In the high-nitrogen area the model predicts an extra 7kgDM of pasture would be produced per kg of nitrogen applied, but in the low nitrogen area a 13kgDM/kgN response can be expected.

Without N-Guru, typically 30kgN/ha would have been uniformly applied over the farm, producing an average 10:1 response and an extra 30,000kgDM. With the insight from N-Guru, 60kgN/ha could be applied to the low-N area in two applications, and none to the higher-N area, giving a 13:1 response and an extra 39,000kgDM from the same amount of fertiliser.

Converting that extra 9000kgDM to milksolids at 12kgDM/kgMS, that’s another 750kgMS in the vat, which, at $6/kgMS, is worth an extra $4500, Ballance calculates.

With the exception of some allowance for effluent blocks, “nearly all dairy farms have been taking pretty much a blanket approach to nitrogen rates on pasture,” Stafford told Rural News.

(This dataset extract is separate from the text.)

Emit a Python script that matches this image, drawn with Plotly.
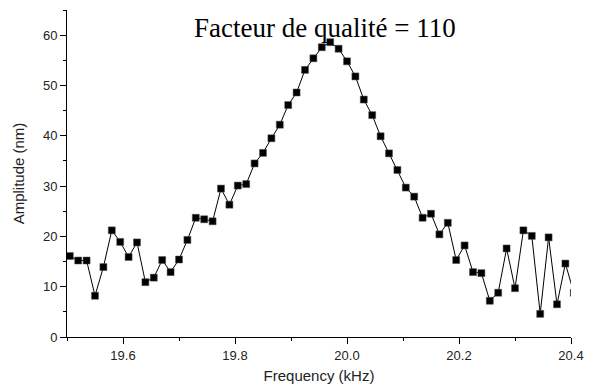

“They’ve known they get more or less response on some paddocks but haven’t known why or how to respond to that…. This is another step forward in our ability to give expert advice, adapted to each part of the farm and firmly based on knowledge gathered from a large number of pasture response trials carried out nationally.”

Initially he sees the tool mostly being used to tune rates to blocks of paddocks across farms according to soil type and land use history, but in due course applications may be fine-tuned to individual paddocks, or even variably applied as spreaders cross paddocks using GPS systems and maps.

“We are always looking at ways to support farmers in increasing production while making the best use of their fertiliser budget and reducing impact on the environment.

“By improving nutrient use efficiency through the strategic and targeted use of nitrogen, the risk of associated nitrogen loss is reduced and the cost benefit of fertiliser-nitrogen application increases.”  

Development of the N-Guru software is ongoing, based on feedback from farmers. Stafford says he expects it to deliver about a third of the improvement (ie a fifth to two-fifths) in on-farm nitrogen-use efficiency that Ballance is targeting with the Clearview Innovations PGP.

R&D manager Warwick Catto says the co-op has made nitrogen and phosphorus efficiency a high priority in the PGP project, aiming to increase nitrogen uptake efficiency from the usual 10:1 return to 15:1 and to increase phosphate efficiency by 20% while minimising losses.

A phosphorus management plan called MitAgator will be available by early 2015. It identifies areas at high risk of phosphorous and sediment loss, as well as nitrogen and microbial losses.  It takes data files from Overseer, links it to a geo-referenced farm map, soil map and digital elevation model.